After looking through a lot of pen drawing of reptiles, I was sure I wanted to work on one of them but coming across a picture that would fit the bill took a long time. I came across this image on Instagram and knew I have found the perfect reference image. Little did I know, the amazing outcomes of a pen drawing of scales is as tedious as one can imagine. It was a slow process but a thoroughly enjoyable one. I hope to make more reptile sketches in the future.
As eye catching these male antelopes are, they can be difficult to put down in dots. I loved the final effect of the dotwork for this antelope despite my reservations against handling such a beautiful subject in stippling.
For some reason, self preservation becomes my first response to any kind of uncomfortable situation. Life in the city after a full year in the Jungle became too difficult to handle. Unaware of how deep I had sunk in, one fine day I reached close to the breaking point. It seemed easier to banish every societal facade and take time off to recover from the emotional damage I had done to myself unknowingly.
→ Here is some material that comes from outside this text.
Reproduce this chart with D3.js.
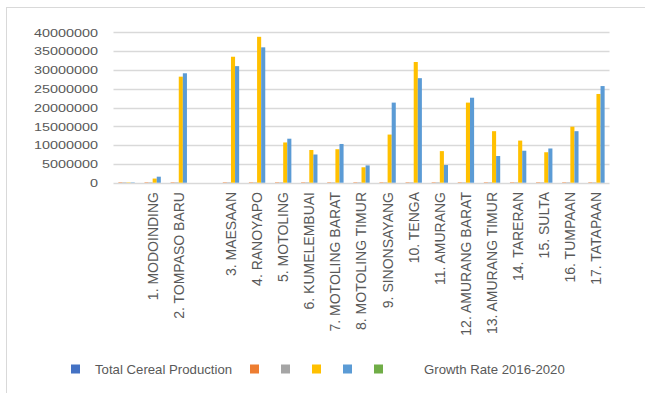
<!DOCTYPE html>
<html><head><meta charset="utf-8">
<script src="https://cdn.jsdelivr.net/npm/d3@7"></script>
<style>body{margin:0;background:#fff}svg{display:block}</style>
</head><body>
<svg id="chart" width="645" height="393"></svg>
<script>
const categories = ["", "1. MODOINDING", "2. TOMPASO BARU", " ", "3. MAESAAN", "4. RANOYAPO", "5. MOTOLING", "6. KUMELEMBUAI", "7. MOTOLING BARAT", "8. MOTOLING TIMUR", "9. SINONSAYANG", "10. TENGA", "11. AMURANG", "12. AMURANG BARAT", "13. AMURANG TIMUR", "14. TARERAN", "15. SULTA", "16. TUMPAAN", "17. TATAPAAN"];
const totalCerealProduction = [0, 0, 0, null, 0, 0, 0, 0, 0, 0, 0, 0, 0, 0, 0, 0, 0, 0, 0];
const seriesOrange = [120000, 120000, 120000, null, 120000, 120000, 120000, 120000, 120000, 120000, 120000, 120000, 120000, 120000, 120000, 120000, 120000, 120000, 120000];
const seriesGray = [120000, 120000, 120000, null, 120000, 120000, 120000, 120000, 120000, 120000, 120000, 120000, 120000, 120000, 120000, 120000, 120000, 120000, 120000];
const seriesYellow = [100000, 1100000, 28200000, null, 33500000, 38800000, 10700000, 8700000, 8900000, 4100000, 12800000, 32100000, 8400000, 21300000, 13700000, 11200000, 8100000, 14900000, 23600000];
const seriesBlue = [100000, 1600000, 29100000, null, 31000000, 36000000, 11700000, 7500000, 10300000, 4600000, 21300000, 27800000, 4700000, 22600000, 7100000, 8500000, 9100000, 13700000, 25700000];
const growthRate = [0, 0, 0, null, 0, 0, 0, 0, 0, 0, 0, 0, 0, 0, 0, 0, 0, 0, 0];
const yTicks = [0, 5000000, 10000000, 15000000, 20000000, 25000000, 30000000, 35000000, 40000000];
const legendLabels = ["Total Cereal Production", "", "", "", "", "", "Growth Rate 2016-2020"];

const seriesList = [
  {name: "Total Cereal Production", values: totalCerealProduction, color: "#4472C4"},
  {name: "", values: seriesOrange, color: "#ED7D31"},
  {name: "", values: seriesGray, color: "#A5A5A5"},
  {name: "", values: seriesYellow, color: "#FFC000"},
  {name: "", values: seriesBlue, color: "#5B9BD5"},
  {name: "", values: growthRate, color: "#70AD47"}
];

const svg = d3.select("#chart");
const font = "'Liberation Sans', Arial, sans-serif";
const textColor = "#595959";

svg.append("rect").attr("x", 6.5).attr("y", 7.5).attr("width", 645).attr("height", 400)
  .attr("fill", "none").attr("stroke", "#d9d9d9").attr("stroke-width", 1);

const x0 = d3.scaleBand().domain(d3.range(categories.length)).range([113.5, 609.5]).paddingInner(0.06).paddingOuter(0.03);
const x1 = d3.scaleBand().domain(d3.range(seriesList.length)).range([0, x0.bandwidth()]);
const y = d3.scaleLinear().domain([0, 40000000]).range([182.7, 32.3]);

svg.append("g").selectAll("line").data(yTicks).join("line")
  .attr("x1", 113.5).attr("x2", 609.5)
  .attr("y1", d => Math.round(y(d)) + 0.5).attr("y2", d => Math.round(y(d)) + 0.5)
  .attr("stroke", "#d9d9d9").attr("stroke-width", 1.3);

svg.append("g").selectAll("text").data(yTicks).join("text")
  .attr("transform", d => `translate(98,${y(d)}) scale(1.22,1)`)
  .attr("dy", "0.36em").attr("text-anchor", "end")
  .attr("font-family", font).attr("font-size", 11.8).attr("fill", textColor)
  .text(d => d3.format("d")(d));

const groups = svg.append("g").selectAll("g").data(categories.map((c, i) => i)).join("g")
  .attr("transform", i => `translate(${x0(i)},0)`);
groups.selectAll("rect").data(i => seriesList.map((s, k) => ({k, v: s.values[i], color: s.color}))
  .filter(d => d.v !== null && d.v > 0))
  .join("rect")
  .attr("x", d => x1(d.k)).attr("width", x1.bandwidth())
  .attr("y", d => y(d.v)).attr("height", d => y(0) - y(d.v))
  .attr("fill", d => d.color);

svg.append("g").selectAll("text").data(categories.map((c, i) => i)).join("text")
  .attr("transform", i => `translate(${x0(i) + x0.bandwidth() / 2},192) rotate(-90)`)
  .attr("dy", "0.35em").attr("text-anchor", "end")
  .attr("font-family", font).attr("font-size", 14).attr("fill", textColor)
  .text(i => categories[i].trim());

const legendSquares = [71, 250, 281, 312, 343, 374];
const legendY = 369;
svg.append("g").selectAll("rect").data(seriesList).join("rect")
  .attr("x", (d, i) => legendSquares[i]).attr("y", legendY - 4.5)
  .attr("width", 9).attr("height", 9).attr("fill", d => d.color);
const legendTextX = [95, null, null, null, null, null, 424];
svg.append("g").selectAll("text").data(legendLabels.map((l, i) => ({l, i})).filter(d => d.l))
  .join("text")
  .attr("x", d => legendTextX[d.i]).attr("y", legendY).attr("dy", "0.35em")
  .attr("font-family", font).attr("font-size", 13.2).attr("fill", textColor)
  .text(d => d.l);
</script>
</body></html>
A week far away from the chaos of the city within the shell of my hermitage, I had recovered the energy and the zeal to go back and face everything that I ran away from. That’s when I thought of the hermit crab, a member of the living world who looks for a shell appropriate for its size and need to protect itself and go on living.
When I first set my eyes on the reference picture, I wanted to draw it for mom. I hadn’t decided on the medium or the style. One fine day I started drawing the outlines and moved onto picking up the pen for it. Few days of not being able to sleep and living by the high of completed portions, I managed to stipple my way through the giant of a mother and the tiny wrinkled baby. Here’s to all the mothers for their unconditional love.
The sketch was done on an A3 sheet using a 0.10mm Rotring pen and took about 30 hours to finish. This is my first attempt at making something at such a large scale. I have stuck to drawing in A6 or A5 pieces. The high from the sight of the completed piece has stuck and makes me go back to stippling. Helps me focus on the details like no other medium and keeps me grounded. More stippled pieces in the coming weeks.